The rise in cases of dengue — which can have symptoms similar to those of the coronavirus, such as fever, headaches and body aches — is adding to the load of hospitals that are already overwhelmed.
Bangladesh and Sri Lanka are experiencing some of the worst surges in dengue. Sri Lanka has reported more than 17,000 cases this year, including nearly 3,300 in July. Bangladesh has recorded about 4,500 cases of hospitalization for dengue this year, nearly half of them in July.
“The health system is already overburdened by Covid-19 patients,” said Dr. Himali Herath, a consultant physician at Sri Lanka’s National Dengue Control Unit. “Caring for dengue patients is labor-intensive. Therefore it will be very difficult.”

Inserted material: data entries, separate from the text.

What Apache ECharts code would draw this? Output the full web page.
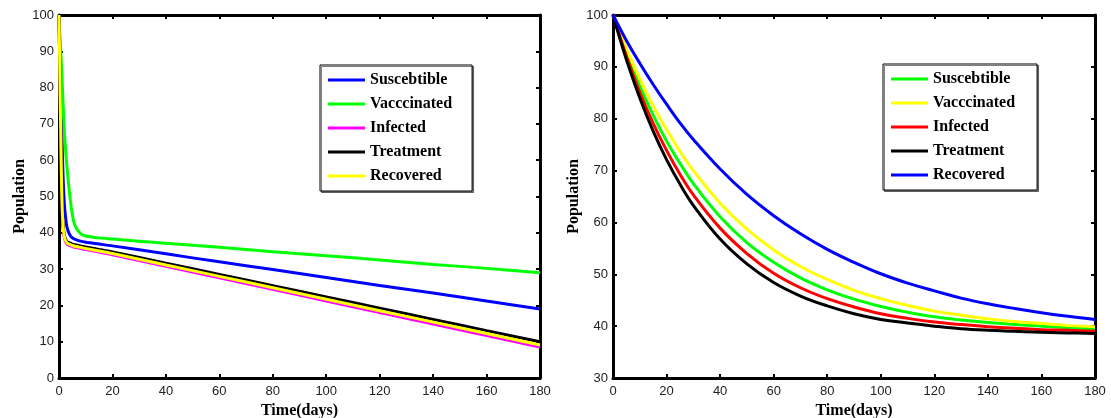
<!DOCTYPE html>
<html>
<head>
<meta charset="utf-8">
<script src="https://cdn.jsdelivr.net/npm/echarts@6/dist/echarts.min.js"></script>
<style>html,body{margin:0;padding:0;background:#fff;}#c{width:1111px;height:418px;}</style>
</head>
<body>
<div id="c"></div>
<script>
// ---------- Left panel data ----------
const daysL = [0, 0.5, 1, 1.5, 2, 2.5, 3, 4, 5, 6, 8, 10, 15, 20, 40, 60, 80, 100, 120, 140, 160, 180];
const susL  = [100, 85, 70, 56, 48, 44, 41.5, 39.5, 38.6, 38.2, 37.7, 37.4, 36.9, 36.4, 34.2, 32.0, 29.9, 27.7, 25.5, 23.4, 21.2, 19.0];
const vacL  = [100, 92, 85, 76, 68, 62.5, 58, 50.5, 45, 42, 39.8, 39.1, 38.6, 38.3, 37.1, 36.0, 34.8, 33.7, 32.5, 31.3, 30.2, 29.0];
const infL  = [100, 74.7, 51.7, 41.7, 38.7, 37.5, 36.9, 36.5, 36.2, 36.0, 35.7, 35.4, 34.7, 33.97, 30.78, 27.6, 24.42, 21.23, 18.05, 14.87, 11.68, 8.5];
const treL  = [100, 75, 52, 42.3, 39.4, 38.2, 37.6, 37.2, 36.9, 36.7, 36.4, 36.1, 35.4, 34.75, 31.65, 28.55, 25.45, 22.35, 19.25, 16.15, 13.05, 10.0];
const recL  = [100, 75, 52, 42, 39, 37.8, 37.2, 36.8, 36.5, 36.3, 36.0, 35.7, 35.0, 34.3, 31.15, 28.0, 24.85, 21.7, 18.55, 15.4, 12.25, 9.1];

// ---------- Right panel data ----------
const daysR = [0, 5, 10, 15, 20, 25, 30, 40, 50, 60, 70, 80, 90, 100, 110, 120, 130, 140, 150, 160, 170, 180];
const susR  = [100, 92.7, 86.3, 80.7, 75.7, 71.4, 67.5, 61.1, 56.1, 52.3, 49.3, 47.0, 45.2, 43.8, 42.7, 41.8, 41.2, 40.7, 40.3, 40.0, 39.7, 39.5];
const vacR  = [100, 93.5, 87.7, 82.5, 77.9, 73.7, 70.0, 63.7, 58.7, 54.7, 51.5, 49.0, 46.9, 45.3, 44.0, 42.9, 42.1, 41.4, 40.9, 40.5, 40.1, 39.9];
const infR  = [100, 92.1, 85.1, 79.1, 73.9, 69.3, 65.3, 58.9, 54.0, 50.2, 47.4, 45.3, 43.7, 42.4, 41.5, 40.8, 40.3, 39.9, 39.6, 39.3, 39.2, 39.0];
const treR  = [100, 91.4, 84.0, 77.6, 72.1, 67.4, 63.3, 56.8, 52.0, 48.4, 45.8, 43.9, 42.4, 41.3, 40.6, 40.0, 39.5, 39.2, 39.0, 38.8, 38.7, 38.6];
const recR  = [100, 95.1, 90.7, 86.6, 82.8, 79.2, 76.0, 70.3, 65.4, 61.3, 57.8, 54.8, 52.3, 50.1, 48.3, 46.8, 45.4, 44.3, 43.4, 42.6, 41.9, 41.3];

const names = ['Suscebtible', 'Vacccinated', 'Infected', 'Treatment', 'Recovered'];
const colorsL = ['#0000ff', '#00ff00', '#ff00ff', '#000000', '#ffff00'];
const colorsR = ['#00ff00', '#ffff00', '#ff0000', '#000000', '#0000ff'];

const pairs = (xs, ys) => xs.map((x, i) => [x, ys[i]]);

const tickFont = { fontFamily: 'Liberation Sans, Arial, sans-serif', fontSize: 13, color: '#222' };
const titleFont = { fontFamily: 'Liberation Serif, Times New Roman, serif', fontSize: 16, fontWeight: 'bold', color: '#000' };

function xAxes(grid) {
  return [
    { type: 'value', gridIndex: grid, position: 'bottom', min: 0, max: 180, interval: 20,
      name: 'Time(days)', nameLocation: 'middle', nameGap: 23, nameTextStyle: titleFont,
      axisLine: { show: true, onZero: false, lineStyle: { color: '#000', width: 3 } },
      axisTick: { show: true, inside: true, length: 4, lineStyle: { color: '#000', width: 2 } },
      axisLabel: Object.assign({ margin: 7 }, tickFont), splitLine: { show: false } },
    { type: 'value', gridIndex: grid, position: 'top', min: 0, max: 180, interval: 20,
      axisLine: { show: true, onZero: false, lineStyle: { color: '#000', width: 3 } },
      axisTick: { show: true, inside: true, length: 4, lineStyle: { color: '#000', width: 2 } },
      axisLabel: { show: false }, splitLine: { show: false } }
  ];
}
function yAxes(grid, mn) {
  return [
    { type: 'value', gridIndex: grid, position: 'left', min: mn, max: 100, interval: 10,
      name: 'Population', nameLocation: 'middle', nameGap: 31, nameTextStyle: titleFont,
      axisLine: { show: true, onZero: false, lineStyle: { color: '#000', width: 3 } },
      axisTick: { show: true, inside: true, length: 4, lineStyle: { color: '#000', width: 2 } },
      axisLabel: Object.assign({ margin: 5 }, tickFont), splitLine: { show: false } },
    { type: 'value', gridIndex: grid, position: 'right', min: mn, max: 100, interval: 10,
      axisLine: { show: true, onZero: false, lineStyle: { color: '#000', width: 3 } },
      axisTick: { show: true, inside: true, length: 4, lineStyle: { color: '#000', width: 2 } },
      axisLabel: { show: false }, splitLine: { show: false } }
  ];
}

const leftData = [susL, vacL, infL, treL, recL];
const rightData = [susR, vacR, infR, treR, recR];

const series = [];
names.forEach((n, i) => {
  series.push({ name: n, type: 'line', xAxisIndex: 0, yAxisIndex: 0, data: pairs(daysL, leftData[i]),
    showSymbol: false, smooth: 0.3, lineStyle: { color: colorsL[i], width: 3 }, itemStyle: { color: colorsL[i] } });
});
names.forEach((n, i) => {
  series.push({ name: n + ' ', type: 'line', xAxisIndex: 2, yAxisIndex: 2, data: pairs(daysR, rightData[i]),
    showSymbol: false, smooth: 0.4, lineStyle: { color: colorsR[i], width: 3 }, itemStyle: { color: colorsR[i] } });
});

const legendBase = {
  orient: 'vertical', icon: 'rect', itemWidth: 37, itemHeight: 3, itemGap: 6,
  borderColor: '#000', borderWidth: 1, backgroundColor: '#fff',
  shadowColor: 'rgba(0,0,0,0.5)', shadowOffsetX: 1.5, shadowOffsetY: 1.5, shadowBlur: 0,
  selectedMode: false,
  formatter: n => n.trim(),
  textStyle: { fontFamily: 'Liberation Serif, Times New Roman, serif', fontSize: 16, fontWeight: 'bold', color: '#000', lineHeight: 18 }
};

const option = {
  animation: false,
  backgroundColor: '#fff',
  grid: [
    { left: 59, top: 15, width: 481, height: 363, containLabel: false, outerBoundsMode: 'none' },
    { left: 613, top: 15, width: 482, height: 363, containLabel: false, outerBoundsMode: 'none' }
  ],
  xAxis: [...xAxes(0), ...xAxes(1)],
  yAxis: [...yAxes(0, 0), ...yAxes(1, 30)],
  legend: [
    Object.assign({}, legendBase, { left: 320, top: 65, padding: [6, 20, 6, 8], data: names }),
    Object.assign({}, legendBase, { left: 883, top: 64, padding: [6, 22, 6, 8], data: names.map(n => n + ' ') })
  ],
  series: series
};

const chart = echarts.init(document.getElementById('c'), null, { renderer: 'canvas' });
chart.setOption(option);
</script>
</body>
</html>
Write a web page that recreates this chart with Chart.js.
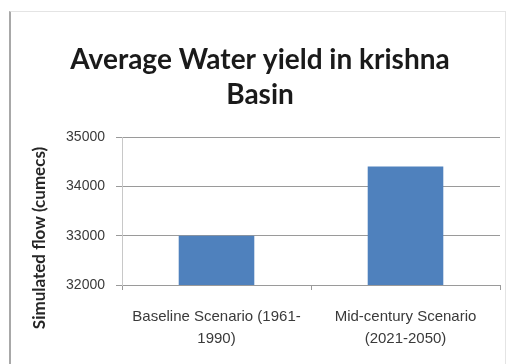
<!DOCTYPE html>
<html>
<head>
<meta charset="utf-8">
<script src="https://cdn.jsdelivr.net/npm/chart.js@4"></script>
<style>
    html, body { margin: 0; padding: 0; background: #fff; }
    #wrap { position: relative; width: 509px; height: 364px; }
    #frame {
        position: absolute; left: 9px; top: 11px; width: 494px; height: 360px;
        border: 1px solid #e4e4e4; border-left: 2px solid #a8a8a8;
        pointer-events: none;
    }
    canvas { position: absolute; left: 0; top: 0; }
</style>
</head>
<body>
<div id="wrap">
    <canvas id="yieldChart" width="509" height="364"></canvas>
    <div id="frame"></div>
</div>
<script>
// Average simulated water yield, Krishna basin
const scenarios = [
    ['Baseline Scenario (1961-', '1990)'],
    ['Mid-century Scenario', '(2021-2050)']
];
const flowValues = [33000, 34400];
const yTicks = [32000, 33000, 34000, 35000];
const yTitle = 'Simulated flow (cumecs)';

// vertical axis title, drawn by hand so it can sit a little below the plot centre
const yTitlePlugin = {
    id: 'yTitle',
    afterDraw(chart) {
        const c = chart.ctx;
        c.save();
        c.translate(40, 238);
        c.rotate(-Math.PI / 2);
        c.font = 'bold 17px Lato';
        c.fillStyle = '#262626';
        c.textAlign = 'center';
        c.textBaseline = 'middle';
        c.fillText(yTitle, 0, 0);
        c.restore();
    }
};

const ctx = document.getElementById('yieldChart');

new Chart(ctx, {
    type: 'bar',
    data: {
        labels: scenarios,
        datasets: [{
            label: 'Simulated flow',
            data: flowValues,
            backgroundColor: '#4f81bd',
            borderWidth: 0,
            barPercentage: 0.4,
            categoryPercentage: 1
        }]
    },
    options: {
        responsive: false,
        animation: false,
        layout: {
            padding: { left: 20, right: 9, top: 42, bottom: 14 }
        },
        plugins: {
            legend: { display: false },
            tooltip: { enabled: false },
            title: {
                display: true,
                text: ['Average Water yield in krishna', 'Basin'],
                color: '#1a1a1a',
                font: { family: 'Lato', size: 28, weight: 'bold', lineHeight: 1.25 },
                padding: { top: 0, bottom: 25 }
            }
        },
        scales: {
            x: {
                afterFit: (scale) => { scale.height = 65; },
                grid: {
                    offset: true,
                    drawOnChartArea: false,
                    tickLength: 5,
                    color: '#9a9a9a'
                },
                border: { color: '#9a9a9a' },
                ticks: {
                    color: '#3a3a3a',
                    font: { family: 'Liberation Sans', size: 15, lineHeight: 1.4667 },
                    maxRotation: 0,
                    padding: 16
                }
            },
            y: {
                min: 32000,
                max: 35000,
                afterBuildTicks: (scale) => {
                    scale.ticks = yTicks.map(v => ({ value: v }));
                },
                afterFit: (scale) => { scale.width = 102; },
                grid: {
                    color: '#9a9a9a',
                    tickLength: 6
                },
                border: { color: '#c8c8c8' },
                ticks: {
                    color: '#3a3a3a',
                    font: { family: 'Liberation Sans', size: 14 },
                    padding: 11,
                    callback: (v) => String(v)
                }
            }
        }
    },
    plugins: [yTitlePlugin]
});
</script>
</body>
</html>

The World Health Organization estimates that there are hundreds of millions of dengue infections every year, and nearly two-thirds occur in Asia. There is no specific treatment for the virus, and severe cases can lead to death if not detected early and if patients do not receive adequate medical care.
“Due to the heavy stream of Covid-19 patients, we are turning dengue patients to other hospitals,” said Brig. Gen. Nazmul Haque, the director of the Dhaka Medical College Hospital in Bangladesh. “We are only treating the patients who are infected with both coronavirus and dengue.”
Dengue outbreaks also remain endemic in India, Nepal and Pakistan. In Kathmandu, Nepal’s capital, officials said the main hospital that treated dengue patients in previous years had been turned into a Covid hospital amid the country’s second wave of infections.
The government laboratory where all suspected dengue cases would usually be referred to for testing has also been overwhelmed with coronavirus tests, they said.